** begin **

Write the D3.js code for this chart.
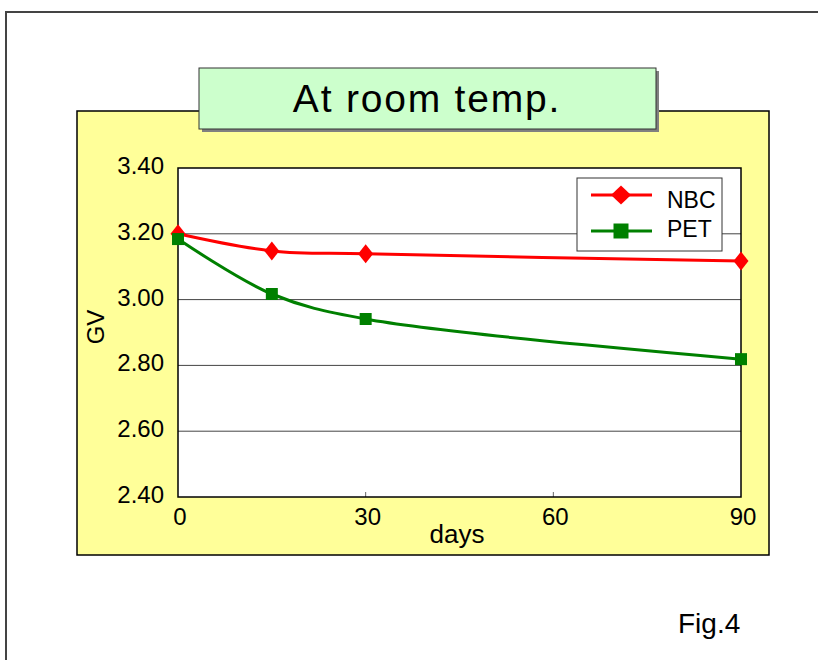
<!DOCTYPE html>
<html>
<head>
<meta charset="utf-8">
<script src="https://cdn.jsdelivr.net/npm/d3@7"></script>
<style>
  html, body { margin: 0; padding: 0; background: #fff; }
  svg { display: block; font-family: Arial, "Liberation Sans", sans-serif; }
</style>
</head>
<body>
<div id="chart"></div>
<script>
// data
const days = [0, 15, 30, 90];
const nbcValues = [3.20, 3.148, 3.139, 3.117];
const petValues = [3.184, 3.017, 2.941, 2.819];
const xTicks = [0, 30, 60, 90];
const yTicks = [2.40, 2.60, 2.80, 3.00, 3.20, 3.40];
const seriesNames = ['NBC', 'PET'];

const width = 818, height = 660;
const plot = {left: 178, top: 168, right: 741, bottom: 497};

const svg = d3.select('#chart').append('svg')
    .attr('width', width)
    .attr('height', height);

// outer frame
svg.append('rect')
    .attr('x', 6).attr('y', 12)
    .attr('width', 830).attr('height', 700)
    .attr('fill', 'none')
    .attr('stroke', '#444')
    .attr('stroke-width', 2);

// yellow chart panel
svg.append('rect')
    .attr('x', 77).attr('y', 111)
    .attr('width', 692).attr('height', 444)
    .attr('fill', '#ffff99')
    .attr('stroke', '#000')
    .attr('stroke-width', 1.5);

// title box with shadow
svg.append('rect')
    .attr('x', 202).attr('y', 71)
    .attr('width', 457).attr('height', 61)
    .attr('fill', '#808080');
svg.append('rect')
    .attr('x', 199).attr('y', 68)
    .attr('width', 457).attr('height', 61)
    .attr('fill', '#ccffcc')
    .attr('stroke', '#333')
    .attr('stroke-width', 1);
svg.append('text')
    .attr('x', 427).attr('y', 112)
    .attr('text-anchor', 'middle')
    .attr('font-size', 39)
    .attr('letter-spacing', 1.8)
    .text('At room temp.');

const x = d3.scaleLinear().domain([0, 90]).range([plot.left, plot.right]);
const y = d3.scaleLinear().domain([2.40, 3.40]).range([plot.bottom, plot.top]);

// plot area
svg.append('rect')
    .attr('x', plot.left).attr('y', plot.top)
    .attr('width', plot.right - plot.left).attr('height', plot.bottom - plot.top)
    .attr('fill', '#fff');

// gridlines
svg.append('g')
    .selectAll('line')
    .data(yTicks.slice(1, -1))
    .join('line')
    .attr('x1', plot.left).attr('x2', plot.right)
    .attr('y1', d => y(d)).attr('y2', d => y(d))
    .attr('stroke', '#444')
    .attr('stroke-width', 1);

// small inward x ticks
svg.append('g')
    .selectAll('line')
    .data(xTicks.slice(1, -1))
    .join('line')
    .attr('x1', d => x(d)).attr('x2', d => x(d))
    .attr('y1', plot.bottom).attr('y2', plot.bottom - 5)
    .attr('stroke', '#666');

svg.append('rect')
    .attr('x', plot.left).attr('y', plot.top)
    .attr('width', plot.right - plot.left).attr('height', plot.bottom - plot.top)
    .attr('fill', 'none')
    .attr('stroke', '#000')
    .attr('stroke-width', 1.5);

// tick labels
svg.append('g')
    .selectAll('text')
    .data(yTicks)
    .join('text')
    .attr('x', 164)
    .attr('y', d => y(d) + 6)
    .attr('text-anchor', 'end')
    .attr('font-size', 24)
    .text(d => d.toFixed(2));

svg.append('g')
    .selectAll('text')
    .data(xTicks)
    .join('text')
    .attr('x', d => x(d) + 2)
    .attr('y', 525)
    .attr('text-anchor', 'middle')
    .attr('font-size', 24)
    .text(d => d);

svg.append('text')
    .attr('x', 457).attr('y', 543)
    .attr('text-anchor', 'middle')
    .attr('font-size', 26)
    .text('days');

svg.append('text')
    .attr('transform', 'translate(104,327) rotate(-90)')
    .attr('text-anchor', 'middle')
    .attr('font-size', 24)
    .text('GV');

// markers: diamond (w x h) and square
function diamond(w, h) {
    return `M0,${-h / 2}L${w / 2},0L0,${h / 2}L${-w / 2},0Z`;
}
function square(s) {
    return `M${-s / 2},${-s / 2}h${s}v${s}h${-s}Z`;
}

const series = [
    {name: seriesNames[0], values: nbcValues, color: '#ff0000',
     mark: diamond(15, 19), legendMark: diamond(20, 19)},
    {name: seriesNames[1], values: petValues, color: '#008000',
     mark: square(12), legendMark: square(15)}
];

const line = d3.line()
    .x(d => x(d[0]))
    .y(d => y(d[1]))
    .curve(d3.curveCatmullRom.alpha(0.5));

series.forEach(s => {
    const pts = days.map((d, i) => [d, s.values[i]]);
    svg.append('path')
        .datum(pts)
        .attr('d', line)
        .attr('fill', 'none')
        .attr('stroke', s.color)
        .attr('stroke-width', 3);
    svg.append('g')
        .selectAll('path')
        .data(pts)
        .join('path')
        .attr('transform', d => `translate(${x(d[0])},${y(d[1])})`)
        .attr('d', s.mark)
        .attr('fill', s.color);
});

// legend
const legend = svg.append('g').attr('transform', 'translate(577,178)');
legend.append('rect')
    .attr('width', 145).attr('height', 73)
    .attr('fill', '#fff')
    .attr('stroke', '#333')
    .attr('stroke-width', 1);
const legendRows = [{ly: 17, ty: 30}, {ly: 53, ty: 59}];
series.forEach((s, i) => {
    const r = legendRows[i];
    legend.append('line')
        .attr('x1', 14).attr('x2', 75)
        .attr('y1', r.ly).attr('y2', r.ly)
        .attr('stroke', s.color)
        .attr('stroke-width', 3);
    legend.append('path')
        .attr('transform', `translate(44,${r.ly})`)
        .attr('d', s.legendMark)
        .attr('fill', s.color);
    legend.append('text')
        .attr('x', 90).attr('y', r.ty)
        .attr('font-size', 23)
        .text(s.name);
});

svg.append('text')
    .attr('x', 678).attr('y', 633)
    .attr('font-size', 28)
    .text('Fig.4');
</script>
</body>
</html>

** end **

**Exercise instructions:** How many lines of the listing above include the word "chart"? State the number and nothing else.

**Final result:** 4